Missing items when scraping javascript rendered page using scrapy and splash

572 Views Asked by At

I am trying to scrape the following website for basic real estate listing information:

https://www.propertyfinder.ae/en/search?c=2&fu=0&l=50&ob=nd&page=1&rp=y

Parts of the website are dynamically loaded from a back end API when the page is scrolled down using javascript. To get around this I have tried using Scrapy with Splash to render the javascript. The issue I am having is that while instead of returning all the listings it only returns the first 8. I thought the problem was the page wasn't scrolled down and so the page wasnt populated and the divs I needed weren't rendered. I then tried adding some Lua code (which I have no experience with) to scroll the page down in hope it would be populated, however it hasn't worked. Below is my spider:

import scrapy
from scrapy.shell import inspect_response
import pandas as pd
import functools
import time
import requests
from lxml.html import fromstring
import math
from scrapy_splash import SplashRequest
import scrapy_splash



class pfspider(scrapy.Spider):
    name = 'property_finder_spider'

    start_urls = ["https://www.propertyfinder.ae/en/search?c=2&fu=0&l=50&ob=nd&page=1&rp=y"]

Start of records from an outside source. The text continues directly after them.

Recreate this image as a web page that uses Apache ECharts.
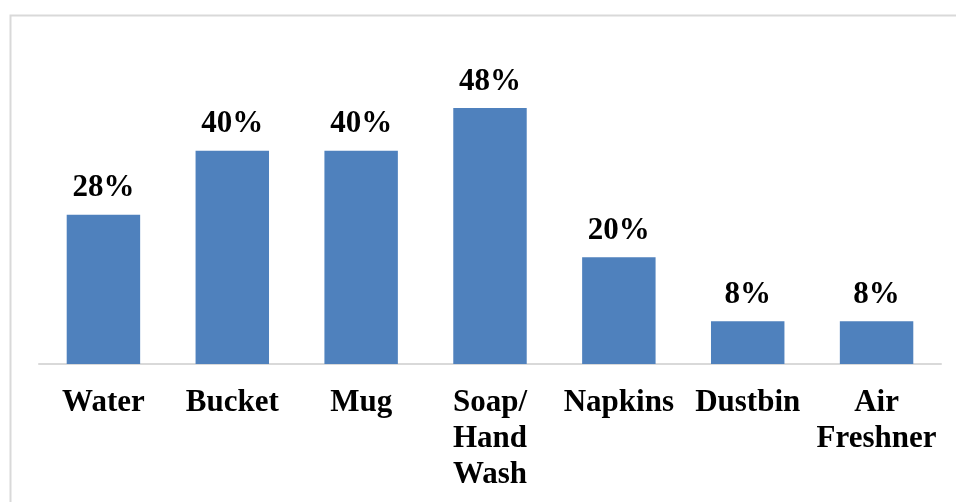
<!DOCTYPE html>
<html>
<head>
<meta charset="utf-8">
<script src="https://cdn.jsdelivr.net/npm/echarts@6/dist/echarts.min.js"></script>
<style>
  html, body { margin: 0; padding: 0; background: #fff; }
  #chart { width: 956px; height: 502px; }
</style>
</head>
<body>
<div id="chart"></div>
<script>
// Share of respondents naming each toilet item (percent)
const categories = ['Water', 'Bucket', 'Mug', 'Soap/\nHand\nWash', 'Napkins', 'Dustbin', 'Air\nFreshner'];
const values = [28, 40, 40, 48, 20, 8, 8];

const chart = echarts.init(document.getElementById('chart'));
const font = '"Liberation Serif", "Times New Roman", serif';

chart.setOption({
  animation: false,
  graphic: [{
    type: 'rect',
    shape: { x: 10.5, y: 15.5, width: 1000, height: 600 },
    style: { fill: 'none', stroke: '#d9d9d9', lineWidth: 2 },
    silent: true
  }],
  grid: { left: 39, right: 15, top: 44, bottom: 138 },
  xAxis: {
    type: 'category',
    data: categories,
    axisLine: { show: true, lineStyle: { color: '#d9d9d9', width: 2 } },
    axisTick: { show: false },
    axisLabel: {
      interval: 0,
      margin: 21,
      color: '#000',
      fontFamily: font,
      fontWeight: 'bold',
      fontSize: 31,
      lineHeight: 36
    }
  },
  yAxis: {
    type: 'value',
    min: 0,
    max: 60,
    show: false,
    splitLine: { show: false }
  },
  series: [{
    type: 'bar',
    data: values,
    barWidth: '57%',
    itemStyle: { color: '#4f81bd' },
    label: {
      show: true,
      position: 'top',
      distance: 11,
      formatter: '{c}%',
      color: '#000',
      fontFamily: font,
      fontWeight: 'bold',
      fontSize: 31
    }
  }]
});
</script>
</body>
</html>
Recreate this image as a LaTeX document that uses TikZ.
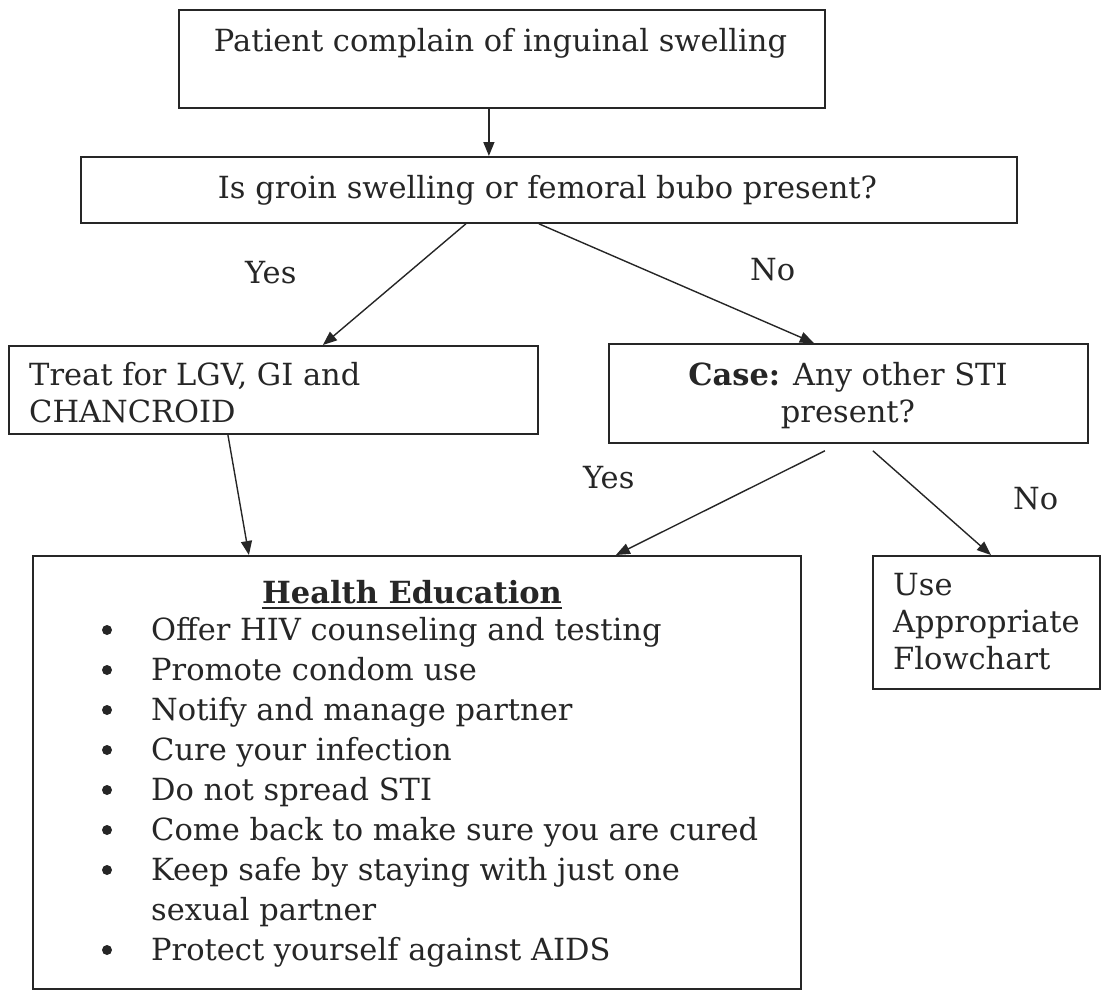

    script1 = """function main(splash)
        local num_scrolls = 10
        local scroll_delay = 1.0

        local scroll_to = splash:jsfunc("window.scrollTo")
        local get_body_height = splash:jsfunc(
            "function() {return document.body.scrollHeight;}"
        )
        assert(splash:go(splash.args.url))
        splash:wait(splash.args.wait)

        for _ = 1, num_scrolls do
            scroll_to(0, get_body_height())
            splash:wait(scroll_delay)
        end        
        return splash:html()
    end"""


    def start_requests(self):
        for urll in self.start_urls:
            # yield scrapy_splash.SplashRequest(url=urll, callback=self.parse, endpoint='execute',  args={'wait':2, 'lua_source': script1})
            yield scrapy_splash.SplashRequest(url=urll, endpoint='render.html', callback=self.parse)



    def parse(self, response):
        inspect_response(response, self)

        containers = response.xpath('//div[@class="column--primary"]/div[@class="card-list__item"]')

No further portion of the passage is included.